I’m not advocating personality politics, but it’s obviously worth reflecting good and hard on the implications of someone’s personal choices and attributes when we give them so much power over us. So, leaving aside the prepper bit, here’s why each of these things bothers me.
Cryptocurrency is an evil, planet-destroying scam.
Altman’s crypo project, “Worldcoin”, is purportedly a great democratic effort to give everyone “access to the global economy” by using a whopping great digital collection of all our retinal scans to verify our identities and enable trustless transactions via the blockchain. We already know blockchain technologies are environmental nightmare fuel, chewing up enormous energy and water resources and producing mountains of e-waste as crypto-miners push their insane computer systems to the brink in search of non-existent value tokens. We know they aren’t as decentralised or immutable as they claim to be. We know crypto has been legally banned in many jurisdictions. We still don’t know who authored the famed paper proclaiming the rise of bitcoin.
And now, Sam Altman wants to scan our eyeballs for a pocketful of digital change.
The college-dropout-prodigy is an insidious white male fantasy.
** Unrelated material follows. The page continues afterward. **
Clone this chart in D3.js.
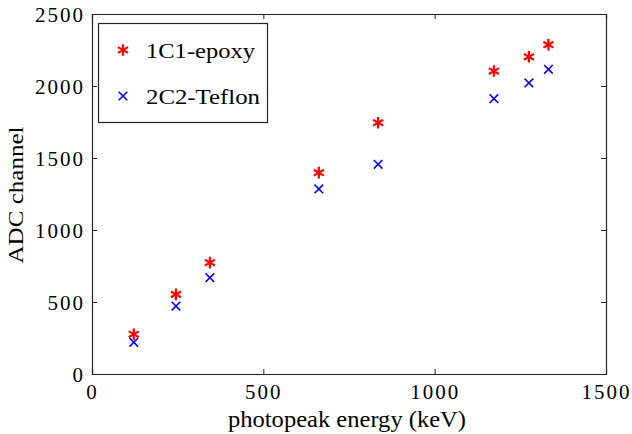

Altman began his career as a 19-year-old Stanford dropout who used USD $30 million in venture capital to found a Silicon Valley startup. Sounds familiar. This template of white techbro golden boy is stubbornly attractive, disguising privilege as providence while perpetuating a homogeneous mental model for shareholders of the profile of a “successful CEO”.
It’s not Altman’s fault he’s white, male and economically-privileged. Hey – he grew up gay in Missouri, too, so he’s not oblivious to prejudice. But it’s becoming a very sharp-edged pattern that should be worrying to anyone currently concerned about algorithmic bias or representational politics.
Gayness doesn’t mean the same thing to everyone.
I want to make clear that I’m talking here about my own (privileged) experience as a queer person, and I’m talking about potential dangers, not actualised ones.
Growing up gay was scary. I knew I was attracted to women before I’d finished primary school, and I was terrified someone would find out I was mentally ill. But once I became bold enough, I surreptitiously accessed queer communities online to find out if there was any kind of future for me. I found some kinship there amongst a lot of trauma, and began to build hope. I came out to friends slowly in my teens, and by Year 12 I was making speeches in English class at my middle-class high school about legalising same-sex marriage.
Altman’s experience, it seems, was similar. Three years my senior, he took early tentative steps in AOL chatrooms and by his graduating year he was boycotting anti-gay guest speakers at his high school.
Commendable? Of course. Challenging? Look – yes, but not as challenging as, say, the experience of my first girlfriend, who was beaten and thrown out of home by her own family; or the experience of Brandon Teena, whose gang rape and murder were the subject of the 1999 film Boys Don’t Cry.
The thing is that having a “different” identity only counts if the people around you aren’t the same as you. Altman (like me) is surrounded by people who are very much like him, and he minimises differences to keep it that way.
All of that is beyond my critique. I know when I’m standing in a glass house (and a very nice one too). All I want to point out is that when we choose the path of self-protection, it is all too easy to neglect the needs of those people for whom that path was never an option.
“I don’t know whether or not there is a glass ceiling for gay people in this field, but I do know that I decided right when I started out, I was never going to spend time thinking about that.”
This sounds inspirational in the same way as Sheryl Sandberg’s “lean in” rhetoric was inspirational to wealthy white career women. If you’re able to ignore the oppression, I’d suggest it’s because you’re not the target.
We really do need to pay attention to the personal beliefs, alignments and values of the people who have more power than national governments to shape our lives and futures. Altman speaks a lot about creating value and doing good in the world – but what does he think “good” looks like?